_Aim of the exercise_
Carry none of the pictures over; set down the material below exactly.

•••

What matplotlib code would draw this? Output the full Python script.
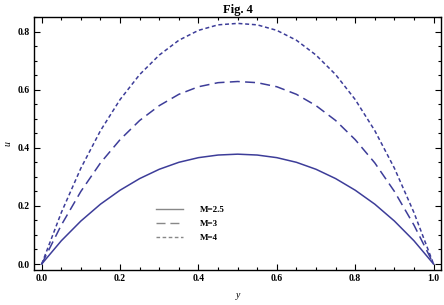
import numpy as np
import matplotlib
matplotlib.use('Agg')
import matplotlib.pyplot as plt
from matplotlib.lines import Line2D
from matplotlib.ticker import MultipleLocator

# Data
y_pos = [0.0, 0.05, 0.1, 0.15, 0.2, 0.25, 0.3, 0.35, 0.4, 0.45, 0.5,
         0.55, 0.6, 0.65, 0.7, 0.75, 0.8, 0.85, 0.9, 0.95, 1.0]
u_m25 = [0.0, 0.080, 0.148, 0.206, 0.254, 0.294, 0.326, 0.350, 0.366, 0.375, 0.378,
         0.375, 0.366, 0.350, 0.326, 0.294, 0.254, 0.206, 0.148, 0.080, 0.0]
u_m3 = [0.0, 0.134, 0.250, 0.348, 0.428, 0.494, 0.545, 0.584, 0.610, 0.624, 0.628,
        0.624, 0.610, 0.584, 0.545, 0.494, 0.428, 0.348, 0.250, 0.134, 0.0]
u_m4 = [0.0, 0.177, 0.330, 0.459, 0.566, 0.652, 0.719, 0.770, 0.804, 0.823, 0.828,
        0.823, 0.804, 0.770, 0.719, 0.652, 0.566, 0.459, 0.330, 0.177, 0.0]
labels = ['M=2.5', 'M=3', 'M=4']

col = '#3d3d99'
styles = ['-', (0, (6.5, 3.5)), (0, (2.6, 1.8))]

plt.rcParams['font.family'] = ['Liberation Serif', 'DejaVu Serif']

fig = plt.figure(figsize=(4.44, 3.05), dpi=100)
ax = fig.add_axes([34/444, 1-270/305, (441-34)/444, (270-17)/305])

for u, ls in zip([u_m25, u_m3, u_m4], styles):
    ax.plot(y_pos, u, color=col, lw=1.1, ls=ls)

ax.set_xlim(-0.0197, 1.019)
ax.set_ylim(-0.0206, 0.850)
ax.xaxis.set_major_locator(MultipleLocator(0.2))
ax.xaxis.set_minor_locator(MultipleLocator(0.05))
ax.yaxis.set_major_locator(MultipleLocator(0.2))
ax.yaxis.set_minor_locator(MultipleLocator(0.05))
ax.tick_params(which='both', direction='in', top=True, right=True,
               labelsize=7, width=0.8, pad=3)
ax.tick_params(which='major', length=4)
ax.tick_params(which='minor', length=2.5)
for lab in ax.get_xticklabels() + ax.get_yticklabels():
    lab.set_fontweight('bold')
for s in ax.spines.values():
    s.set_linewidth(1.0)

ax.set_xlabel('y', fontsize=7, style='italic', labelpad=6)
ax.set_ylabel('u', fontsize=7, style='italic', labelpad=4)
ax.set_title('Fig. 4', fontsize=9, fontweight='bold', pad=3)

handles = [Line2D([], [], color='#888888', lw=1.0, ls=ls) for ls in styles]
leg = ax.legend(handles, labels, frameon=False, loc='upper left',
                bbox_to_anchor=(0.28, 0.285), handlelength=3.0, handletextpad=1.9,
                labelspacing=0.6, prop={'size': 6.5, 'weight': 'bold'})

fig.savefig('out.png', dpi=100)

•••

_Result for this task_
What matplotlib code would draw this? Output the full Python script.
import numpy as np
import matplotlib
matplotlib.use('Agg')
import matplotlib.pyplot as plt
from matplotlib.lines import Line2D
from matplotlib.ticker import MultipleLocator

# Data
y_pos = [0.0, 0.05, 0.1, 0.15, 0.2, 0.25, 0.3, 0.35, 0.4, 0.45, 0.5,
         0.55, 0.6, 0.65, 0.7, 0.75, 0.8, 0.85, 0.9, 0.95, 1.0]
u_m25 = [0.0, 0.080, 0.148, 0.206, 0.254, 0.294, 0.326, 0.350, 0.366, 0.375, 0.378,
         0.375, 0.366, 0.350, 0.326, 0.294, 0.254, 0.206, 0.148, 0.080, 0.0]
u_m3 = [0.0, 0.134, 0.250, 0.348, 0.428, 0.494, 0.545, 0.584, 0.610, 0.624, 0.628,
        0.624, 0.610, 0.584, 0.545, 0.494, 0.428, 0.348, 0.250, 0.134, 0.0]
u_m4 = [0.0, 0.177, 0.330, 0.459, 0.566, 0.652, 0.719, 0.770, 0.804, 0.823, 0.828,
        0.823, 0.804, 0.770, 0.719, 0.652, 0.566, 0.459, 0.330, 0.177, 0.0]
labels = ['M=2.5', 'M=3', 'M=4']

col = '#3d3d99'
styles = ['-', (0, (6.5, 3.5)), (0, (2.6, 1.8))]

plt.rcParams['font.family'] = ['Liberation Serif', 'DejaVu Serif']

fig = plt.figure(figsize=(4.44, 3.05), dpi=100)
ax = fig.add_axes([34/444, 1-270/305, (441-34)/444, (270-17)/305])

for u, ls in zip([u_m25, u_m3, u_m4], styles):
    ax.plot(y_pos, u, color=col, lw=1.1, ls=ls)

ax.set_xlim(-0.0197, 1.019)
ax.set_ylim(-0.0206, 0.850)
ax.xaxis.set_major_locator(MultipleLocator(0.2))
ax.xaxis.set_minor_locator(MultipleLocator(0.05))
ax.yaxis.set_major_locator(MultipleLocator(0.2))
ax.yaxis.set_minor_locator(MultipleLocator(0.05))
ax.tick_params(which='both', direction='in', top=True, right=True,
               labelsize=7, width=0.8, pad=3)
ax.tick_params(which='major', length=4)
ax.tick_params(which='minor', length=2.5)
for lab in ax.get_xticklabels() + ax.get_yticklabels():
    lab.set_fontweight('bold')
for s in ax.spines.values():
    s.set_linewidth(1.0)

ax.set_xlabel('y', fontsize=7, style='italic', labelpad=6)
ax.set_ylabel('u', fontsize=7, style='italic', labelpad=4)
ax.set_title('Fig. 4', fontsize=9, fontweight='bold', pad=3)

handles = [Line2D([], [], color='#888888', lw=1.0, ls=ls) for ls in styles]
leg = ax.legend(handles, labels, frameon=False, loc='upper left',
                bbox_to_anchor=(0.28, 0.285), handlelength=3.0, handletextpad=1.9,
                labelspacing=0.6, prop={'size': 6.5, 'weight': 'bold'})

fig.savefig('out.png', dpi=100)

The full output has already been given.